- **Work instructions**: Skip the pictures. Repeat everything else in the records word for word.

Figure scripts

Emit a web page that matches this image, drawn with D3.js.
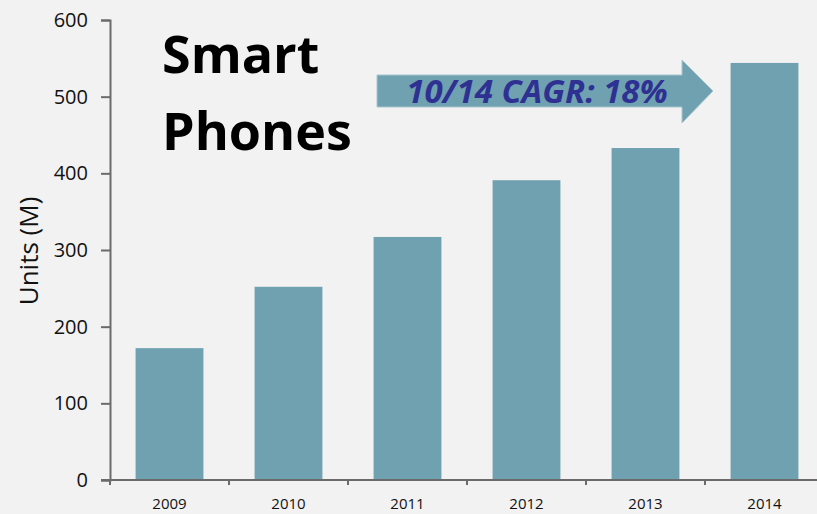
<!DOCTYPE html>
<html>
<head>
<meta charset="utf-8">
<script src="https://cdn.jsdelivr.net/npm/d3@7"></script>
<style>
  html, body { margin: 0; padding: 0; background: #f2f2f2; }
  svg { display: block; }
</style>
</head>
<body>
<div id="chart"></div>
<script>
const years = ["2009", "2010", "2011", "2012", "2013", "2014"];
const units = [172, 252, 317, 391, 433, 544];
const yTicks = [0, 100, 200, 300, 400, 500, 600];
const titleLines = ["Smart", "Phones"];
const cagrLabel = "10/14 CAGR: 18%";

const width = 817, height = 514;
const margin = { top: 20, right: -7, bottom: 34, left: 110 };
const font = "'Open Sans', sans-serif";

const svg = d3.select("#chart").append("svg")
  .attr("width", width)
  .attr("height", height);

const x = d3.scaleBand()
  .domain(years)
  .range([margin.left, width - margin.right])
  .paddingInner(0.43)
  .paddingOuter(0.215);

const y = d3.scaleLinear()
  .domain([0, 600])
  .range([height - margin.bottom, margin.top]);

const data = years.map((yr, i) => ({ year: yr, value: units[i] }));

svg.selectAll("rect.bar")
  .data(data)
  .enter()
  .append("rect")
  .attr("class", "bar")
  .attr("x", d => x(d.year))
  .attr("width", x.bandwidth())
  .attr("y", d => y(d.value))
  .attr("height", d => y(0) - y(d.value))
  .attr("fill", "#6fa1b0");

// y axis
const yAxis = svg.append("g")
  .attr("transform", `translate(${margin.left},0)`)
  .call(d3.axisLeft(y).tickValues(yTicks).tickSize(9).tickPadding(13));
yAxis.selectAll("text")
  .style("font-family", font)
  .style("font-size", "20px")
  .attr("fill", "#111");

// x axis, ticks sit between the bars
const gap = (x.step() - x.bandwidth()) / 2;
const xAxis = svg.append("g")
  .attr("transform", `translate(0,${y(0)})`);
xAxis.append("line")
  .attr("x1", margin.left - 9).attr("x2", width)
  .attr("y1", 0).attr("y2", 0);
xAxis.selectAll("line.tk")
  .data(years)
  .enter()
  .append("line")
  .attr("class", "tk")
  .attr("x1", d => x(d) - gap)
  .attr("x2", d => x(d) - gap)
  .attr("y1", 0).attr("y2", 5);
xAxis.selectAll("text")
  .data(years)
  .enter()
  .append("text")
  .attr("x", d => x(d) + x.bandwidth() / 2)
  .attr("y", 29)
  .attr("text-anchor", "middle")
  .style("font-family", font)
  .style("font-size", "15px")
  .attr("fill", "#111")
  .text(d => d);

svg.selectAll(".domain, .tick line, g line")
  .attr("stroke", "#6b6b6b")
  .attr("stroke-width", 2);

// axis title
svg.append("text")
  .attr("transform", `translate(38,251) rotate(-90)`)
  .attr("text-anchor", "middle")
  .style("font-family", font)
  .style("font-size", "26px")
  .attr("fill", "#111")
  .text("Units (M)");

// big title
svg.selectAll("text.title")
  .data(titleLines)
  .enter()
  .append("text")
  .attr("class", "title")
  .attr("x", 162)
  .attr("y", (d, i) => 73 + i * 77)
  .style("font-family", font)
  .style("font-weight", "bold")
  .style("font-size", "52px")
  .attr("fill", "#000")
  .text(d => d);

// CAGR arrow
const arrow = d3.path();
arrow.moveTo(377, 75);
arrow.lineTo(682, 75);
arrow.lineTo(682, 60);
arrow.lineTo(713, 91);
arrow.lineTo(682, 123);
arrow.lineTo(682, 107);
arrow.lineTo(377, 107);
arrow.closePath();
svg.append("path")
  .attr("d", arrow.toString())
  .attr("fill", "#6fa1b0")
  .attr("stroke", "#a9c6cf")
  .attr("stroke-width", 1);

svg.append("text")
  .attr("x", 537)
  .attr("y", 103)
  .attr("text-anchor", "middle")
  .style("font-family", font)
  .style("font-weight", "bold")
  .style("font-style", "italic")
  .style("font-size", "33px")
  .attr("fill", "#2e3192")
  .text(cagrLabel);
</script>
</body>
</html>
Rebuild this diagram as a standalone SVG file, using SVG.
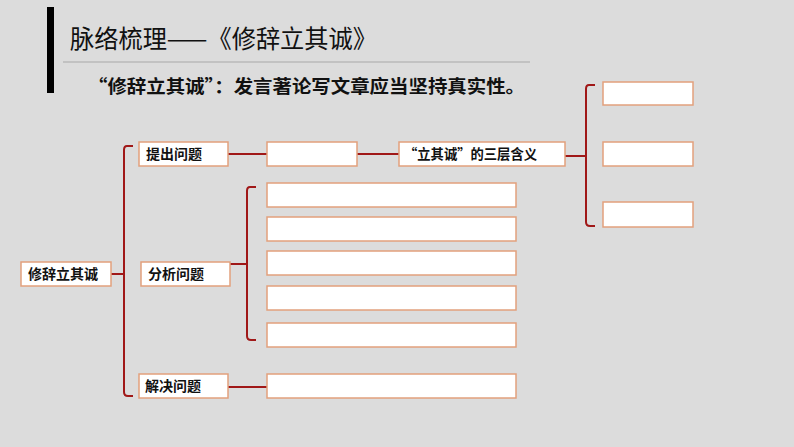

- **Exercise response**:
Emit a web page that matches this image, drawn with D3.js.
<!DOCTYPE html>
<html>
<head>
<meta charset="utf-8">
<script src="https://cdn.jsdelivr.net/npm/d3@7"></script>
<style>
  html, body { margin: 0; padding: 0; background: #f2f2f2; }
  svg { display: block; }
</style>
</head>
<body>
<div id="chart"></div>
<script>
const years = ["2009", "2010", "2011", "2012", "2013", "2014"];
const units = [172, 252, 317, 391, 433, 544];
const yTicks = [0, 100, 200, 300, 400, 500, 600];
const titleLines = ["Smart", "Phones"];
const cagrLabel = "10/14 CAGR: 18%";

const width = 817, height = 514;
const margin = { top: 20, right: -7, bottom: 34, left: 110 };
const font = "'Open Sans', sans-serif";

const svg = d3.select("#chart").append("svg")
  .attr("width", width)
  .attr("height", height);

const x = d3.scaleBand()
  .domain(years)
  .range([margin.left, width - margin.right])
  .paddingInner(0.43)
  .paddingOuter(0.215);

const y = d3.scaleLinear()
  .domain([0, 600])
  .range([height - margin.bottom, margin.top]);

const data = years.map((yr, i) => ({ year: yr, value: units[i] }));

svg.selectAll("rect.bar")
  .data(data)
  .enter()
  .append("rect")
  .attr("class", "bar")
  .attr("x", d => x(d.year))
  .attr("width", x.bandwidth())
  .attr("y", d => y(d.value))
  .attr("height", d => y(0) - y(d.value))
  .attr("fill", "#6fa1b0");

// y axis
const yAxis = svg.append("g")
  .attr("transform", `translate(${margin.left},0)`)
  .call(d3.axisLeft(y).tickValues(yTicks).tickSize(9).tickPadding(13));
yAxis.selectAll("text")
  .style("font-family", font)
  .style("font-size", "20px")
  .attr("fill", "#111");

// x axis, ticks sit between the bars
const gap = (x.step() - x.bandwidth()) / 2;
const xAxis = svg.append("g")
  .attr("transform", `translate(0,${y(0)})`);
xAxis.append("line")
  .attr("x1", margin.left - 9).attr("x2", width)
  .attr("y1", 0).attr("y2", 0);
xAxis.selectAll("line.tk")
  .data(years)
  .enter()
  .append("line")
  .attr("class", "tk")
  .attr("x1", d => x(d) - gap)
  .attr("x2", d => x(d) - gap)
  .attr("y1", 0).attr("y2", 5);
xAxis.selectAll("text")
  .data(years)
  .enter()
  .append("text")
  .attr("x", d => x(d) + x.bandwidth() / 2)
  .attr("y", 29)
  .attr("text-anchor", "middle")
  .style("font-family", font)
  .style("font-size", "15px")
  .attr("fill", "#111")
  .text(d => d);

svg.selectAll(".domain, .tick line, g line")
  .attr("stroke", "#6b6b6b")
  .attr("stroke-width", 2);

// axis title
svg.append("text")
  .attr("transform", `translate(38,251) rotate(-90)`)
  .attr("text-anchor", "middle")
  .style("font-family", font)
  .style("font-size", "26px")
  .attr("fill", "#111")
  .text("Units (M)");

// big title
svg.selectAll("text.title")
  .data(titleLines)
  .enter()
  .append("text")
  .attr("class", "title")
  .attr("x", 162)
  .attr("y", (d, i) => 73 + i * 77)
  .style("font-family", font)
  .style("font-weight", "bold")
  .style("font-size", "52px")
  .attr("fill", "#000")
  .text(d => d);

// CAGR arrow
const arrow = d3.path();
arrow.moveTo(377, 75);
arrow.lineTo(682, 75);
arrow.lineTo(682, 60);
arrow.lineTo(713, 91);
arrow.lineTo(682, 123);
arrow.lineTo(682, 107);
arrow.lineTo(377, 107);
arrow.closePath();
svg.append("path")
  .attr("d", arrow.toString())
  .attr("fill", "#6fa1b0")
  .attr("stroke", "#a9c6cf")
  .attr("stroke-width", 1);

svg.append("text")
  .attr("x", 537)
  .attr("y", 103)
  .attr("text-anchor", "middle")
  .style("font-family", font)
  .style("font-weight", "bold")
  .style("font-style", "italic")
  .style("font-size", "33px")
  .attr("fill", "#2e3192")
  .text(cagrLabel);
</script>
</body>
</html>
Rebuild this diagram as a standalone SVG file, using SVG.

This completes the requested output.